Scotton named his special unit the
Trung-doi biet kich Nham dou
(people's commando teams). “Two functions split out of this,” Scotton said. “First was pacification under Nguyen Be. Second was the anti-VCI function taken
out to form the Provincial Reconnaissance Units. The PRU thing directly evolves from this.” Indeed, the phrase “Biet Kich,” meaning “commando,” is the name the Vietnamese applied to counterterrorists and later the PRU.

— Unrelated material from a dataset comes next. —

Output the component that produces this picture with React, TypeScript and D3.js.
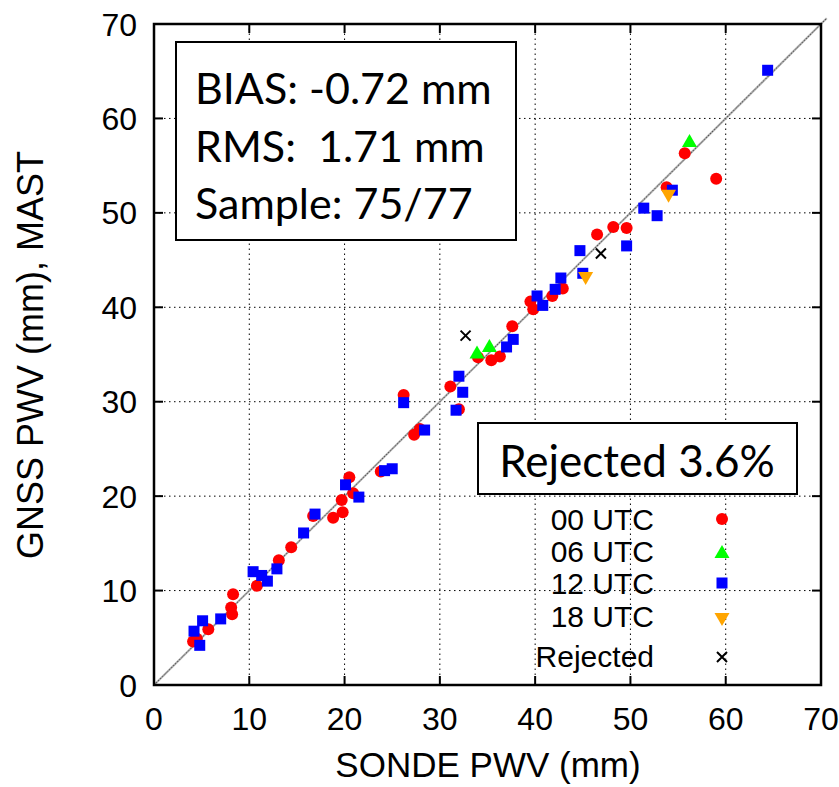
import React from "react";
import * as d3 from "d3";

const W = 839;
const H = 787;

const xTicks = [0, 10, 20, 30, 40, 50, 60, 70];
const yTicks = [0, 10, 20, 30, 40, 50, 60, 70];

const utc00: [number, number][] = [
  [4.1, 4.6], [4.5, 4.9], [5.7, 5.9], [8.3, 9.6], [8.1, 8.2], [8.2, 7.5],
  [10.8, 10.5], [13.1, 13.2], [14.4, 14.6], [16.7, 17.9], [18.8, 17.7],
  [19.7, 19.6], [19.8, 18.3], [20.5, 22.0], [20.9, 20.3], [23.8, 22.6],
  [27.3, 26.5], [27.9, 27.1], [26.2, 30.7], [31.1, 31.6], [32.0, 29.2],
  [34.0, 34.7], [35.4, 34.4], [36.3, 34.8], [37.6, 38.0], [39.5, 40.6],
  [39.8, 39.8], [41.8, 41.2], [42.9, 42.0], [46.5, 47.7], [48.2, 48.5],
  [49.6, 48.4], [53.8, 52.7], [55.7, 56.3], [59.0, 53.6],
];
const utc06: [number, number][] = [[33.9, 35.2], [35.2, 35.9], [56.2, 57.6]];
const utc12: [number, number][] = [
  [4.2, 5.7], [4.8, 4.2], [5.1, 6.8], [7.0, 7.0], [10.4, 12.0], [11.3, 11.6],
  [11.9, 11.0], [12.9, 12.3], [15.7, 16.1], [16.9, 18.1], [20.1, 21.2],
  [21.5, 19.9], [24.2, 22.7], [25.0, 22.9], [26.2, 29.9], [28.4, 27.0],
  [32.0, 32.7], [32.4, 31.0], [31.7, 29.1], [37.0, 35.8], [37.7, 36.6],
  [40.2, 41.2], [40.8, 40.2], [42.1, 41.9], [42.7, 43.1], [44.7, 46.0],
  [45.0, 43.6], [49.6, 46.5], [51.4, 50.5], [52.8, 49.7], [54.4, 52.4],
  [64.4, 65.1],
];
const utc18: [number, number][] = [[45.3, 43.1], [54.0, 51.8]];
const rejected: [number, number][] = [[32.7, 37.0], [46.9, 45.7]];

const statsLines = ["BIAS: -0.72 mm", "RMS:  1.71 mm", "Sample: 75/77"];
const rejectedLabel = "Rejected 3.6%";
const legendLabels = ["00 UTC", "06 UTC", "12 UTC", "18 UTC", "Rejected"];

const L = 154, R = 821, T = 24, B = 685;
const x = d3.scaleLinear().domain([0, 70]).range([L, R]);
const y = d3.scaleLinear().domain([0, 70]).range([B, T]);

const axisFont = "'Liberation Sans', Arial, sans-serif";
const boxFont = "Lato, 'Open Sans', sans-serif";

function Circle({ cx, cy }: { cx: number; cy: number }) {
  return <circle cx={cx} cy={cy} r={6} fill="#ff0000" />;
}
function Square({ cx, cy }: { cx: number; cy: number }) {
  return <rect x={cx - 5.5} y={cy - 5.5} width={11} height={11} fill="#0000ff" />;
}
function TriUp({ cx, cy }: { cx: number; cy: number }) {
  return <path d={`M${cx},${cy - 7} L${cx + 7.5},${cy + 6} L${cx - 7.5},${cy + 6}Z`} fill="#00ff00" />;
}
function TriDown({ cx, cy }: { cx: number; cy: number }) {
  return <path d={`M${cx},${cy + 7} L${cx + 7.5},${cy - 6} L${cx - 7.5},${cy - 6}Z`} fill="#ffa500" />;
}
function Cross({ cx, cy }: { cx: number; cy: number }) {
  const s = 5;
  return (
    <path d={`M${cx - s},${cy - s}L${cx + s},${cy + s}M${cx - s},${cy + s}L${cx + s},${cy - s}`} stroke="#000" strokeWidth={2} />
  );
}

export default function App() {
  const inner = xTicks.filter((t) => t > 0 && t < 70);
  const legX = 722;
  const legY = [519, 552, 583, 619, 657];
  const legTextY = [530, 562, 594, 627, 667];
  return (
    <svg width={W} height={H} style={{ position: "absolute", left: 0, top: 0, background: "#fff" }}>
      <rect x={0} y={0} width={W} height={H} fill="#fff" />
      {inner.map((t) => (
        <line key={"gx" + t} x1={x(t)} x2={x(t)} y1={B} y2={T} stroke="#000" strokeWidth={1} strokeDasharray="1.5,3.5" />
      ))}
      {inner.map((t) => (
        <line key={"gy" + t} x1={L} x2={R} y1={y(t)} y2={y(t)} stroke="#000" strokeWidth={1} strokeDasharray="1.5,3.5" />
      ))}
      <line x1={x(0)} y1={y(0)} x2={x(70.6)} y2={y(70.6)} stroke="#aaaaaa" strokeWidth={2} />
      <line x1={x(0)} y1={y(0)} x2={x(70.6)} y2={y(70.6)} stroke="#000" strokeWidth={0.7} strokeDasharray="1,2" />
      <rect x={176} y={42} width={340} height={198} fill="#fff" stroke="#000" strokeWidth={2} />
      {statsLines.map((s, i) => (
        <text key={s} x={195} y={104 + i * 57.5} fontFamily={boxFont} fontSize={43} fill="#000" style={{ whiteSpace: "pre" }}>
          {s}
        </text>
      ))}
      <rect x={478} y={423} width={319} height={71} fill="#fff" stroke="#000" strokeWidth={2} />
      <text x={637} y={477} textAnchor="middle" fontFamily={boxFont} fontSize={44} fill="#000">
        {rejectedLabel}
      </text>
      {utc00.map((d, i) => <Circle key={"a" + i} cx={x(d[0])} cy={y(d[1])} />)}
      {utc06.map((d, i) => <TriUp key={"b" + i} cx={x(d[0])} cy={y(d[1])} />)}
      {utc12.map((d, i) => <Square key={"c" + i} cx={x(d[0])} cy={y(d[1])} />)}
      {utc18.map((d, i) => <TriDown key={"d" + i} cx={x(d[0])} cy={y(d[1])} />)}
      {rejected.map((d, i) => <Cross key={"e" + i} cx={x(d[0])} cy={y(d[1])} />)}
      {legendLabels.map((s, i) => (
        <text key={s} x={654} y={legTextY[i]} textAnchor="end" fontFamily={axisFont} fontSize={30} fill="#000">
          {s}
        </text>
      ))}
      <Circle cx={legX} cy={legY[0]} />
      <TriUp cx={legX} cy={legY[1]} />
      <Square cx={legX} cy={legY[2]} />
      <TriDown cx={legX} cy={legY[3]} />
      <Cross cx={legX} cy={legY[4]} />
      <rect x={L} y={T} width={R - L} height={B - T} fill="none" stroke="#000" strokeWidth={2.5} />
      {xTicks.map((t) => (
        <g key={"tx" + t}>
          <line x1={x(t)} x2={x(t)} y1={B} y2={B - 9} stroke="#000" strokeWidth={2} />
          <line x1={x(t)} x2={x(t)} y1={T} y2={T + 9} stroke="#000" strokeWidth={2} />
          <text x={x(t)} y={730} textAnchor="middle" fontFamily={axisFont} fontSize={32} fill="#000">
            {t}
          </text>
        </g>
      ))}
      {yTicks.map((t) => (
        <g key={"ty" + t}>
          <line x1={L} x2={L + 9} y1={y(t)} y2={y(t)} stroke="#000" strokeWidth={2} />
          <line x1={R} x2={R - 9} y1={y(t)} y2={y(t)} stroke="#000" strokeWidth={2} />
          <text x={137} y={y(t) + 11.5} textAnchor="end" fontFamily={axisFont} fontSize={32} fill="#000">
            {t}
          </text>
        </g>
      ))}
      <text x={488} y={777} textAnchor="middle" fontFamily={axisFont} fontSize={35} fill="#000">
        SONDE PWV (mm)
      </text>
      <text transform="translate(43,355) rotate(-90)" textAnchor="middle" fontFamily={axisFont} fontSize={36} fill="#000">
        GNSS PWV (mm), MAST
      </text>
    </svg>
  );
}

Concurrent with the creation of the people's action teams (PATs), as Scotton's teams were renamed by station chief Peer DeSilva, there began a synthesis of White House policies and police and paramilitary programs that culminated three years later in Phoenix. It was, in effect, a blueprint for political warfare, conceptualized by Ralph Johnson, adapted to Vietnamese sensibilities by Le Xuan Mai, and formalized by Frank Scotton, Bob Kelly, Ian Tiege, and Stu Methven. At its heart was the doctrine of Contre Coup, particularly the notion of counterterror, which more than any other factor seized the imagination of station chief DeSilva, under whose direction the synthesis began.

In his autobiography,
Sub Rosa,
DeSilva describes arriving in Vietnam in December 1963 and being introduced to VC terror by one of his CIA officers. Two VC cadres had impaled a young boy, a village chief, and his pregnant wife on sharp poles. “To make sure this horrible sight would remain with the villagers, one of the terror squad used his machete to disembowel the woman, spilling the fetus onto the ground.” Having arrived on the scene moments after the atrocity had occurred, DeSilva writes, “I saw them, the three impaled bodies and the unborn child lying in the dirt. A Catholic member of the village was making the sign of the cross over each body, murmuring a prayer in Vietnamese.”
2

A white-collar intelligence officer who put agent work above political warfare, DeSilva was shocked by what he saw. “The Vietcong,” he writes, “were monstrous in their application of torture and murder to achieve the
political and psychological
[author's emphasis] impact they wanted.” But DeSilva also recognized that “This implacable use of terror in its own way served an intelligence purpose,” that “A bloody act of terror in a populated area would immobilize the population nearby, make the local inhabitants responsive to the Vietcong and, in return, unresponsive to the government element requests for cooperation.”
3

So DeSilva authorized the extraction of counterterror teams from Scotton's Political Action Teams. He describes this “radically different form of activity” as “a counterterror program consisting of small teams,” dressed in black pajamas, armed with folding stock carbines which could be hidden under their black tunics, and with grenades carried in the pockets of their loose-fitting shorts.
4

The idea, DeSilva continues, was “to bring danger and death to the Vietcong functionaries themselves, especially in the areas where they felt secure. We had obtained descriptions and photographs of known cadres who
were functioning as committee chiefs, recruiters, province representatives and heads of raiding parties. Based on these photographs and their known areas of operation, we had recruited really tough groups of individuals, organized in teams of three or four, who were willing and able by virtue of prior residence to go into the areas in which we knew the Vietcong senior cadres were active and to see what could be done to eliminate them.”
5

Here DeSilva is describing Phoenix, the attack on the VCI on its own turf, using intelligence provided by commandos and selective terror conducted by counterterrorists. One of the soldiers who participated in DeSilva's counterterror program was Elton Manzione. A self-described “supersoldier,” Manzione received extensive training in hand-to-hand combat, combat swimming, sniping, parachuting, and demolition. When his schooling was completed, Manzione was dropped in the jungles of Panama with a knife and a compass and told to find his way out, and he did. “By then,” he noted with no small degree of understatement, “I was fairly competent.”